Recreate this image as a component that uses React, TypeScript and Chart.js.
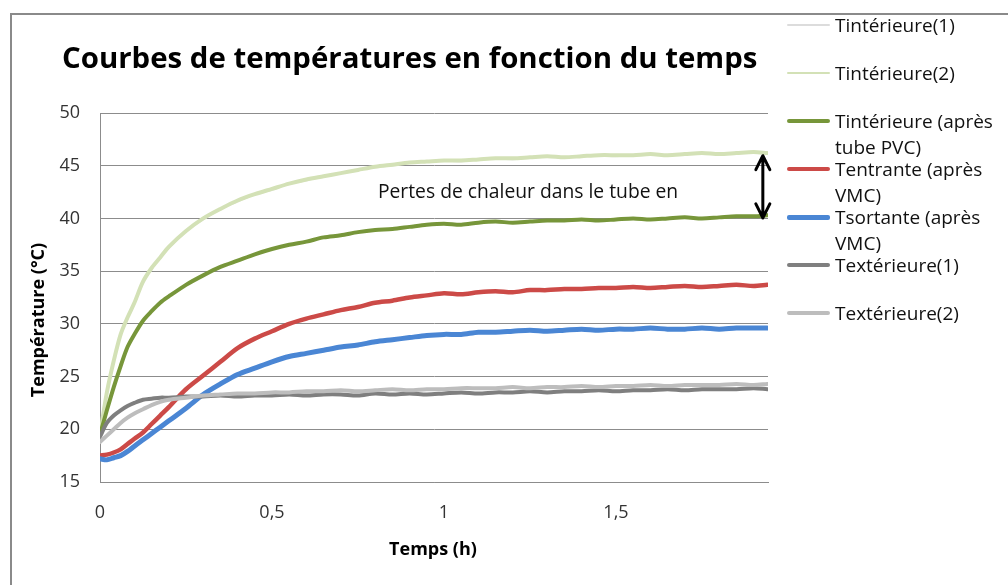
import React, { useEffect, useRef } from "react";
import { Chart, registerables } from "chart.js";

Chart.register(...registerables);

// ---- Data ----
const timeHours = [
  0, 0.02, 0.04, 0.06, 0.08, 0.1, 0.125, 0.15, 0.175, 0.2, 0.25, 0.3, 0.35, 0.4, 0.45,
  0.5, 0.55, 0.6, 0.65, 0.7, 0.75, 0.8, 0.85, 0.9, 0.95, 1.0, 1.05, 1.1, 1.15, 1.2,
  1.25, 1.3, 1.35, 1.4, 1.45, 1.5, 1.55, 1.6, 1.65, 1.7, 1.75, 1.8, 1.85, 1.9, 1.94,
];

const tInterieure1 = [
  19.5, 23.4, 26.4, 28.9, 30.5, 32.0, 33.9, 35.2, 36.3, 37.2, 38.8, 39.9, 40.9, 41.6, 42.3,
  42.7, 43.3, 43.6, 44.0, 44.3, 44.6, 44.9, 45.0, 45.3, 45.4, 45.5, 45.4, 45.6, 45.7, 45.6,
  45.8, 45.9, 45.8, 45.9, 46.0, 45.9, 46.0, 46.1, 46.0, 46.1, 46.2, 46.1, 46.2, 46.3, 46.2,
];

const tInterieure2 = [
  19.5, 23.5, 26.5, 29.0, 30.6, 32.0, 34.0, 35.3, 36.3, 37.3, 38.8, 40.0, 40.9, 41.7, 42.3,
  42.8, 43.3, 43.7, 44.0, 44.3, 44.6, 44.9, 45.1, 45.3, 45.4, 45.5, 45.5, 45.6, 45.7, 45.7,
  45.8, 45.9, 45.8, 45.9, 46.0, 46.0, 46.0, 46.1, 46.0, 46.1, 46.2, 46.1, 46.2, 46.3, 46.2,
];

const tInterieureApresTube = [
  19.5, 21.8, 24.0, 26.0, 27.8, 29.0, 30.3, 31.2, 32.0, 32.6, 33.7, 34.6, 35.4, 36.0, 36.6,
  37.1, 37.5, 37.8, 38.2, 38.4, 38.7, 38.9, 39.0, 39.2, 39.4, 39.5, 39.4, 39.6, 39.7, 39.6,
  39.7, 39.8, 39.8, 39.9, 39.8, 39.9, 40.0, 39.9, 40.0, 40.1, 40.0, 40.1, 40.2, 40.2, 40.3,
];

const tEntrante = [
  17.5, 17.6, 17.8, 18.1, 18.6, 19.1, 19.7, 20.5, 21.3, 22.1, 23.8, 25.1, 26.4, 27.7, 28.6,
  29.3, 30.0, 30.5, 30.9, 31.3, 31.6, 32.0, 32.2, 32.5, 32.7, 32.9, 32.8, 33.0, 33.1, 33.0,
  33.2, 33.2, 33.3, 33.3, 33.4, 33.4, 33.5, 33.4, 33.5, 33.6, 33.5, 33.6, 33.7, 33.6, 33.7,
];

const tSortante = [
  17.2, 17.1, 17.3, 17.5, 17.9, 18.4, 19.0, 19.6, 20.2, 20.8, 22.0, 23.3, 24.3, 25.2, 25.8,
  26.4, 26.9, 27.2, 27.5, 27.8, 28.0, 28.3, 28.5, 28.7, 28.9, 29.0, 29.0, 29.2, 29.2, 29.3,
  29.4, 29.3, 29.4, 29.5, 29.4, 29.5, 29.5, 29.6, 29.5, 29.5, 29.6, 29.5, 29.6, 29.6, 29.6,
];

const tExterieure1 = [
  19.3, 20.6, 21.3, 21.8, 22.2, 22.5, 22.8, 22.9, 23.0, 23.0, 23.1, 23.1, 23.2, 23.1, 23.2,
  23.2, 23.3, 23.2, 23.3, 23.3, 23.2, 23.4, 23.3, 23.4, 23.3, 23.4, 23.5, 23.4, 23.5, 23.5,
  23.6, 23.5, 23.6, 23.6, 23.7, 23.6, 23.7, 23.7, 23.8, 23.7, 23.8, 23.8, 23.8, 23.9, 23.8,
];

const tExterieure2 = [
  18.8, 19.4, 20.0, 20.6, 21.1, 21.5, 21.9, 22.3, 22.6, 22.8, 23.0, 23.2, 23.3, 23.4, 23.4,
  23.5, 23.5, 23.6, 23.6, 23.7, 23.6, 23.7, 23.8, 23.7, 23.8, 23.8, 23.9, 23.9, 23.9, 24.0,
  23.9, 24.0, 24.0, 24.1, 24.0, 24.1, 24.1, 24.2, 24.1, 24.2, 24.2, 24.2, 24.3, 24.2, 24.3,
];

const seriesLabels = [
  "Tintérieure(1)",
  "Tintérieure(2)",
  "Tintérieure (après tube PVC)",
  "Tentrante (après VMC)",
  "Tsortante (après VMC)",
  "Textérieure(1)",
  "Textérieure(2)",
];

const xTickValues = [0, 0.5, 1, 1.5];
const yTickValues = [15, 20, 25, 30, 35, 40, 45, 50];
const xMax = 1.942;

const chartTitle = "Courbes de températures en fonction du temps";
const xAxisTitle = "Temps (h)";
const yAxisTitle = "Température (°C)";

const annotationText = "Pertes de chaleur dans le tube en";
const annotationTextTime = 0.808;
const annotationTextTemp = 42.45;
const arrowTime = 1.927;
const arrowTopTemp = 45.95;
const arrowBottomTemp = 40.05;

// ---- Styles ----
const seriesValues = [
  tInterieure1,
  tInterieure2,
  tInterieureApresTube,
  tEntrante,
  tSortante,
  tExterieure1,
  tExterieure2,
];
const seriesColors = ["#e9e9e9", "#d3e1b6", "#77963a", "#cc4a47", "#4a86d4", "#7f7f7f", "#bdbdbd"];
const seriesWidths = [2, 4, 4, 4.5, 5, 4, 4];
const legendWidths = [2, 2.5, 4, 4, 5, 4, 4];

const FONT = "'Open Sans', Lato, sans-serif";

const annotationPlugin = {
  id: "heatLossAnnotation",
  afterDatasetsDraw(chart: any) {
    const { ctx, scales } = chart;
    const x = scales.x;
    const y = scales.y;
    ctx.save();
    ctx.font = `19.3px ${FONT}`;
    ctx.fillStyle = "#111";
    ctx.textBaseline = "middle";
    ctx.textAlign = "left";
    ctx.fillText(annotationText, x.getPixelForValue(annotationTextTime), y.getPixelForValue(annotationTextTemp));

    const ax = x.getPixelForValue(arrowTime);
    const y1 = y.getPixelForValue(arrowTopTemp);
    const y2 = y.getPixelForValue(arrowBottomTemp);
    ctx.strokeStyle = "#000";
    ctx.lineWidth = 3;
    ctx.lineCap = "round";
    ctx.lineJoin = "round";
    ctx.beginPath();
    ctx.moveTo(ax, y1);
    ctx.lineTo(ax, y2);
    ctx.moveTo(ax - 7, y1 + 14);
    ctx.lineTo(ax, y1);
    ctx.lineTo(ax + 7, y1 + 14);
    ctx.moveTo(ax - 7, y2 - 14);
    ctx.lineTo(ax, y2);
    ctx.lineTo(ax + 7, y2 - 14);
    ctx.stroke();
    ctx.restore();
  },
};

export default function App() {
  const canvasRef = useRef<HTMLCanvasElement | null>(null);

  useEffect(() => {
    if (!canvasRef.current) return;
    const n = seriesLabels.length;
    const datasets = seriesLabels.map((label, i) => ({
      label,
      data: timeHours.map((t, k) => ({ x: t, y: seriesValues[i][k] })),
      borderColor: seriesColors[i],
      backgroundColor: seriesColors[i],
      borderWidth: seriesWidths[i],
      pointRadius: 0,
      tension: 0.3,
      borderJoinStyle: "round" as const,
      borderCapStyle: "round" as const,
      fill: false,
      order: n - i,
    }));

    const chart = new Chart(canvasRef.current, {
      type: "line",
      data: { datasets },
      options: {
        animation: false,
        responsive: false,
        devicePixelRatio: 1,
        layout: { padding: { left: 0, top: 113, right: 240, bottom: 0 } },
        plugins: {
          legend: { display: false },
          tooltip: { enabled: false },
          title: { display: false },
        },
        scales: {
          x: {
            type: "linear",
            min: 0,
            max: xMax,
            afterBuildTicks: (scale: any) => {
              scale.ticks = xTickValues.map((v) => ({ value: v }));
            },
            afterFit: (scale: any) => {
              scale.height = 103;
            },
            grid: { display: false, drawTicks: false },
            border: { display: true, color: "#8c8c8c", width: 1 },
            ticks: {
              padding: 20,
              color: "#333",
              font: { family: FONT, size: 18 },
              callback: (v: any) => String(v).replace(".", ","),
            },
          },
          y: {
            type: "linear",
            min: 15,
            max: 50,
            afterBuildTicks: (scale: any) => {
              scale.ticks = yTickValues.map((v) => ({ value: v }));
            },
            afterFit: (scale: any) => {
              scale.width = 100;
            },
            grid: { display: true, color: "#8c8c8c", lineWidth: 1, drawTicks: false },
            border: { display: true, color: "#8c8c8c", width: 1 },
            ticks: {
              padding: 20,
              color: "#333",
              font: { family: FONT, size: 18 },
            },
          },
        },
      },
      plugins: [annotationPlugin],
    });
    return () => chart.destroy();
  }, []);

  return (
    <div
      style={{
        position: "fixed",
        left: 0,
        top: 0,
        width: 1008,
        height: 585,
        overflow: "hidden",
        background: "#fff",
        fontFamily: FONT,
      }}
    >
      <div
        style={{
          position: "absolute",
          left: 10,
          top: 13,
          width: 1100,
          height: 700,
          border: "2px solid #8a8a8a",
          boxSizing: "border-box",
        }}
      />
      <canvas
        ref={canvasRef}
        width={1008}
        height={585}
        style={{ position: "absolute", left: 0, top: 0, width: 1008, height: 585 }}
      />
      <div
        style={{
          position: "absolute",
          left: 62,
          top: 37,
          fontSize: 29.4,
          fontWeight: 700,
          lineHeight: "40px",
          color: "#000",
          whiteSpace: "nowrap",
        }}
      >
        {chartTitle}
      </div>
      <div
        style={{
          position: "absolute",
          left: 333,
          width: 200,
          top: 537,
          textAlign: "center",
          fontSize: 18,
          fontWeight: 700,
          lineHeight: "22px",
          color: "#000",
        }}
      >
        {xAxisTitle}
      </div>
      <div
        style={{
          position: "absolute",
          left: 37 - 100,
          top: 320 - 11,
          width: 200,
          textAlign: "center",
          fontSize: 18,
          fontWeight: 700,
          lineHeight: "22px",
          color: "#000",
          transform: "rotate(-90deg)",
          transformOrigin: "100px 11px",
        }}
      >
        {yAxisTitle}
      </div>
      <div style={{ position: "absolute", left: 787, top: 12 }}>
        {seriesLabels.map((label, i) => (
          <div key={label} style={{ display: "flex", alignItems: "flex-start", height: 48 }}>
            <div
              style={{
                width: 43,
                height: legendWidths[i],
                marginTop: (26 - legendWidths[i]) / 2,
                background: seriesColors[i] === "#e9e9e9" ? "#dcdcdc" : seriesColors[i],
                marginRight: 5,
                flex: "none",
                borderRadius: 2,
              }}
            />
            <div style={{ width: 172, fontSize: 19, lineHeight: "26px", color: "#111" }}>{label}</div>
          </div>
        ))}
      </div>
    </div>
  );
}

▸ WRITTEN REQUEST
Reproduce exactly the run of lines that opens the listing and closes with the line holding "Chart.register(...registerables);". Pictures are excluded.

▸ EXERCISE ANSWER
Recreate this image as a component that uses React, TypeScript and Chart.js.
import React, { useEffect, useRef } from "react";
import { Chart, registerables } from "chart.js";

Chart.register(...registerables);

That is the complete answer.